Kemp: Why The Shale Revolution Is Not About To End
John Kemp is a Reuters market analyst. The views expressed are his own
LONDON, Aug 29 (Reuters) - Doubts about the sustainability of the North American oil and gas boom centre on rapidly declining output from many shale wells after they are initially drilled.
Shale sceptics point to the need to drill an ever-increasing number of new holes just to replace the declining output from existing wells, let alone expand production. At some point it will become impossible to keep up, they argue.
The problem has been likened to the Red Queen's Race in Lewis Carroll's "Through the Looking-Glass" where the chess piece warns Alice that "it takes all the running you can do, just to keep in the same place".

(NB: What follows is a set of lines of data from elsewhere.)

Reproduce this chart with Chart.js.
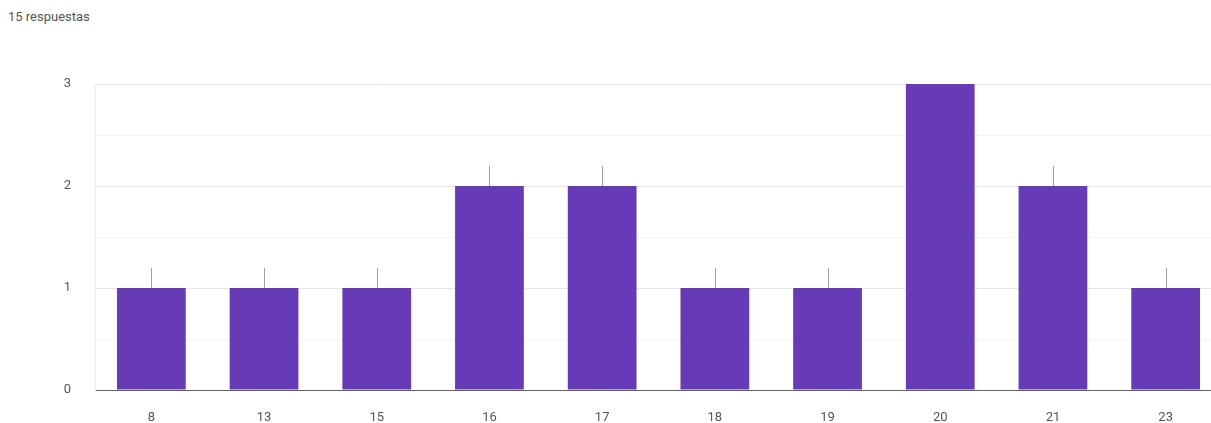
<!DOCTYPE html>
<html>
<head>
<meta charset="utf-8">
<script src="https://cdn.jsdelivr.net/npm/chart.js@4.4.0/dist/chart.umd.min.js"></script>
<style>
  html, body { margin: 0; padding: 0; background: #fff; overflow: hidden; }
  #title { position: absolute; left: 8px; top: 9px; font: 13px Roboto, Arial, sans-serif; color: #555; }
  #wrap { position: absolute; left: 0; top: 0; width: 1222px; height: 423px; }
</style>
</head>
<body>
<div id="title">15 respuestas</div>
<div id="wrap"><canvas id="myChart"></canvas></div>
<script>
const categories = ['8', '13', '15', '16', '17', '18', '19', '20', '21', '23'];
const counts = [1, 1, 1, 2, 2, 1, 1, 3, 2, 1];
const yTicks = [0, 1, 2, 3];

// palito gris sopra ogni barra
const stemPlugin = {
  id: 'stems',
  afterDatasetsDraw(chart) {
    const c = chart.ctx;
    const meta = chart.getDatasetMeta(0);
    c.save();
    c.strokeStyle = '#9e9e9e';
    c.lineWidth = 1;
    meta.data.forEach((bar, i) => {
      if (counts[i] >= 3) return;
      const x = Math.round(bar.x) + 0.5;
      c.beginPath();
      c.moveTo(x, bar.y);
      c.lineTo(x, bar.y - 20);
      c.stroke();
    });
    c.restore();
  }
};

const ctx = document.getElementById('myChart').getContext('2d');
const chart = new Chart(ctx, {
  type: 'bar',
  data: {
    labels: categories,
    datasets: [{ label: 'Respuestas', data: counts, backgroundColor: '#673AB7', barPercentage: 0.61, categoryPercentage: 1 }]
  },
  plugins: [stemPlugin],
  options: {
    responsive: true,
    maintainAspectRatio: false,
    animation: false,
    layout: { padding: { top: 84, left: 0, right: 0, bottom: 0 } },
    plugins: { legend: { display: false }, tooltip: { enabled: false } },
    scales: {
      x: {
        grid: { display: false },
        border: { color: '#616161', width: 1 },
        ticks: { color: '#555', font: { family: 'Roboto', size: 13 }, padding: 12 },
        afterFit(scale) { scale.height = 33; }
      },
      y: {
        min: 0,
        max: 3,
        border: { color: '#eeeeee' },
        grid: {
          drawTicks: false,
          color: c => Number.isInteger(c.tick.value) ? '#e6e6e6' : '#f4f4f4'
        },
        ticks: {
          stepSize: 0.5,
          padding: 24,
          color: '#555',
          font: { family: 'Roboto', size: 13 },
          callback: v => yTicks.includes(v) ? v : ''
        },
        afterFit(scale) { scale.width = 95; }
      }
    }
  }
});
</script>
</body>
</html>
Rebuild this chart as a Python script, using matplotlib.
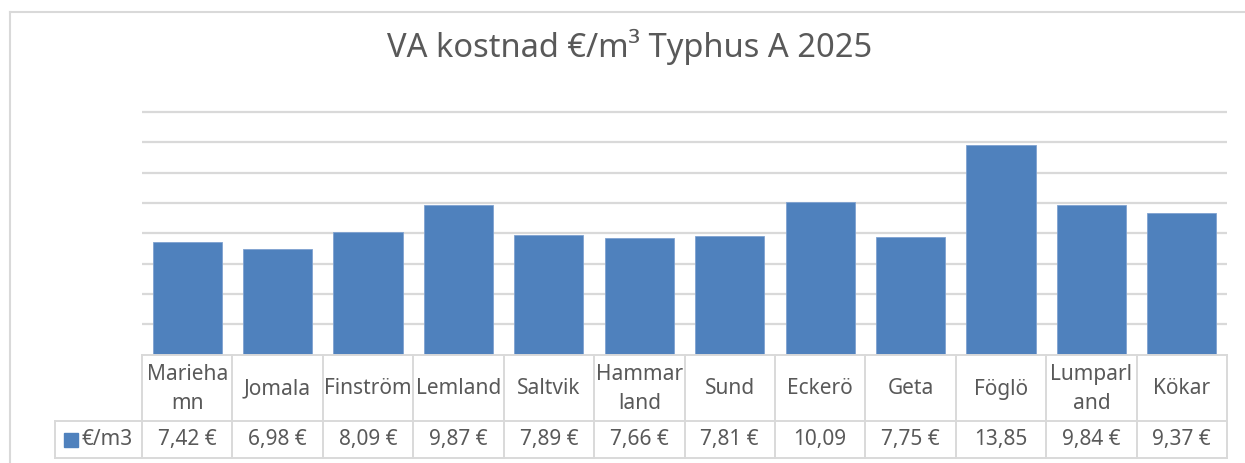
import matplotlib
matplotlib.use("Agg")
import matplotlib.pyplot as plt
from matplotlib import transforms
from matplotlib.patches import Rectangle
from matplotlib.lines import Line2D

categories = ["Mariehamn", "Jomala", "Finström", "Lemland", "Saltvik", "Hammarland",
              "Sund", "Eckerö", "Geta", "Föglö", "Lumparland", "Kökar"]
cat_labels = ["Marieha\nmn", "Jomala", "Finström", "Lemland", "Saltvik", "Hammar\nland",
              "Sund", "Eckerö", "Geta", "Föglö", "Lumparl\nand", "Kökar"]
values = [7.42, 6.98, 8.09, 9.87, 7.89, 7.66, 7.81, 10.09, 7.75, 13.85, 9.84, 9.37]
value_labels = ["7,42 €", "6,98 €", "8,09 €", "9,87 €", "7,89 €", "7,66 €", "7,81 €",
                "10,09", "7,75 €", "13,85", "9,84 €", "9,37 €"]
series_name = "€/m3"
title = "VA kostnad €/m³ Typhus A 2025"

FONT = ["Noto Sans", "DejaVu Sans"]
TXT = "#595959"
GRID = "#d9d9d9"
BAR = "#4f81bd"

W, H = 1245, 463
fig = plt.figure(figsize=(W / 100, H / 100), dpi=100)

def fy(px):
    return 1 - px / H

def fx(px):
    return px / W

# outer chart frame
fig.add_artist(Line2D([fx(10), 1.0], [fy(12), fy(12)], color=GRID, lw=1.5, transform=fig.transFigure))
fig.add_artist(Line2D([fx(10), fx(10)], [fy(12), 0.0], color=GRID, lw=1.5, transform=fig.transFigure))

left_px, right_px, bottom_px, top_px = 142, 1227, 354.7, 100
ax = fig.add_axes([fx(left_px), fy(bottom_px), (right_px - left_px) / W, (bottom_px - top_px) / H])
x = list(range(len(categories)))
ax.bar(x, values, width=0.765, color=BAR, edgecolor="#7fa2d0", linewidth=0.6, zorder=3)
ax.set_xlim(-0.5, len(categories) - 0.5)
ax.set_ylim(0, (bottom_px - top_px) / 15.17)
ax.set_yticks(range(2, 17, 2))
ax.yaxis.grid(True, color=GRID, lw=1.6, zorder=0)
ax.tick_params(left=False, bottom=False, labelleft=False, labelbottom=False)
for s in ax.spines.values():
    s.set_visible(False)

fig.text(0.5 + 7 / W, fy(57), title, ha="center", va="baseline", fontsize=23.5,
         color=TXT, family=FONT)

# data table
tr = transforms.blended_transform_factory(ax.transData, fig.transFigure)
lw = 1.4
n = len(categories)
y_top, y_mid, y_bot = 355, 421, 458
fig.add_artist(Line2D([-0.5, n - 0.5], [fy(y_top)] * 2, color=GRID, lw=lw, transform=tr))
for yy in (y_mid, y_bot):
    fig.add_artist(Line2D([fx(55), 1.0 - (W - right_px) / W], [fy(yy)] * 2, color=GRID, lw=lw,
                          transform=fig.transFigure))
for k in range(n + 1):
    fig.add_artist(Line2D([k - 0.5, k - 0.5], [fy(y_top), fy(y_bot)], color=GRID, lw=lw, transform=tr))
fig.add_artist(Line2D([fx(55), fx(55)], [fy(y_mid), fy(y_bot)], color=GRID, lw=lw,
                      transform=fig.transFigure))

FS = 15
for i in range(n):
    fig.text(i, fy((y_top + y_mid) / 2 + 1), cat_labels[i], ha="center", va="center",
             fontsize=FS, color=TXT, family=FONT, transform=tr, linespacing=1.45)
    fig.text(i, fy((y_mid + y_bot) / 2), value_labels[i], ha="center", va="center",
             fontsize=FS, color=TXT, family=FONT, transform=tr)

fig.add_artist(Rectangle((fx(64), fy(446.5)), 14 / W, 14 / H, color=BAR, transform=fig.transFigure))
fig.text(fx(81), fy((y_mid + y_bot) / 2), series_name, ha="left", va="center",
         fontsize=FS, color=TXT, family=FONT)

fig.savefig("out.png", dpi=100)
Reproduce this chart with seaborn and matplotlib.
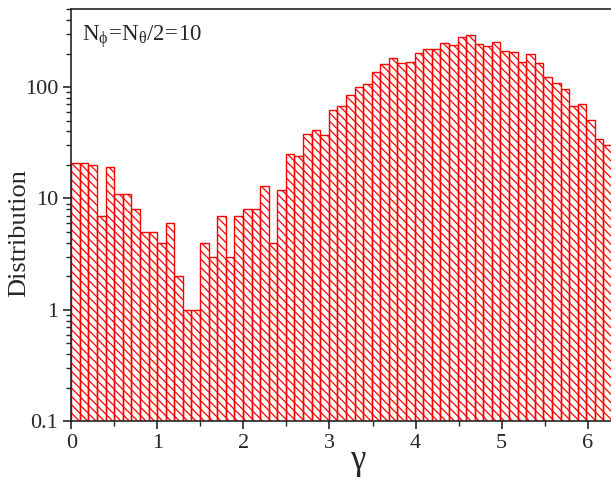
import numpy as np
import pandas as pd
import seaborn as sns
import matplotlib.pyplot as plt
from matplotlib.ticker import FixedLocator, LogLocator, FuncFormatter, MultipleLocator

# counts per bin, 63 bins spanning 0..2*pi
counts = [21, 21, 20, 7, 19, 11, 11, 8, 5, 5,
          4, 6, 2, 1, 1, 4, 3, 7, 3, 7,
          8, 8, 13, 4, 12, 25, 24, 38, 41, 37,
          62, 68, 85, 100, 106, 136, 160, 184, 166, 167,
          201, 221, 219, 246, 236, 280, 294, 244, 234, 252,
          210, 206, 167, 197, 164, 123, 108, 97, 67, 70,
          51, 34, 30]
bin_edges = list(np.linspace(0, 2 * np.pi, len(counts) + 1))
y_ticks = [0.1, 1, 10, 100]
x_ticks = [0, 1, 2, 3, 4, 5, 6]
label_text = r'$\mathregular{N_{\phi}\!=\!N_{\theta}/2\!=\!10}$'

sns.set_style("ticks")
plt.rcParams['font.family'] = 'serif'
plt.rcParams['font.serif'] = ['Liberation Serif', 'DejaVu Serif']
plt.rcParams['mathtext.fontset'] = 'stix'
plt.rcParams['hatch.color'] = 'red'
plt.rcParams['hatch.linewidth'] = 0.9

centers = [(a + b) / 2 for a, b in zip(bin_edges[:-1], bin_edges[1:])]
df = pd.DataFrame({'gamma': centers, 'count': counts})

fig = plt.figure(figsize=(6.11, 4.83), dpi=100)
ax = fig.add_axes([0.1167, 0.128, 0.885, 0.853])
sns.histplot(data=df, x='gamma', weights='count', bins=bin_edges, ax=ax,
             stat='count', element='bars', fill=False, color='red', linewidth=1.0)
for p in ax.patches:
    p.set_hatch('\\\\\\\\')
    p.set_edgecolor('red')

ax.set_yscale('log')
ax.set_ylim(0.1, 500)
ax.set_xlim(0, 2 * np.pi)
ax.yaxis.set_major_locator(FixedLocator(y_ticks))
ax.yaxis.set_minor_locator(LogLocator(base=10, subs=np.arange(2, 10)))
ax.yaxis.set_major_formatter(FuncFormatter(lambda v, _: f'{v:g}'))
ax.xaxis.set_major_locator(FixedLocator(x_ticks))
ax.xaxis.set_minor_locator(MultipleLocator(0.5))

ax.tick_params(which='major', direction='out', length=6, width=1.2, labelsize=16)
ax.tick_params(which='minor', direction='out', length=3.5, width=1.0)
for s in ax.spines.values():
    s.set_linewidth(1.2)
    s.set_visible(True)

ax.set_xlabel('γ', fontsize=25)
ax.xaxis.set_label_coords(0.53, -0.055)
ax.set_ylabel('Distribution', fontsize=19)
ax.yaxis.set_label_coords(-0.076, 0.456)
ax.text(0.02, 0.966, label_text, transform=ax.transAxes, fontsize=16.5, va='top', ha='left')

fig.savefig('out.png', dpi=100)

Geologists have worried about the problem of replacing declining output from old wells for more than a century. U.S. geologist Carl Beal voiced concern that the "limit of production in this country is being approached" as long ago as 1919.
"Although new fields undoubtedly await discovery," he wrote, "the yearly output must inevitably decline, because the maintenance of a given output each year necessitates the drilling of an increasing number of wells."
"Such an increase becomes impossible after a certain point is reached, not only because of a lack of acreage to be drilled, but because of the great number of wells that will ultimately have to be drilled," Beal explained in a careful monograph for the U.S. Bureau of Mines on the "Decline and Ultimate Production of Oil Wells".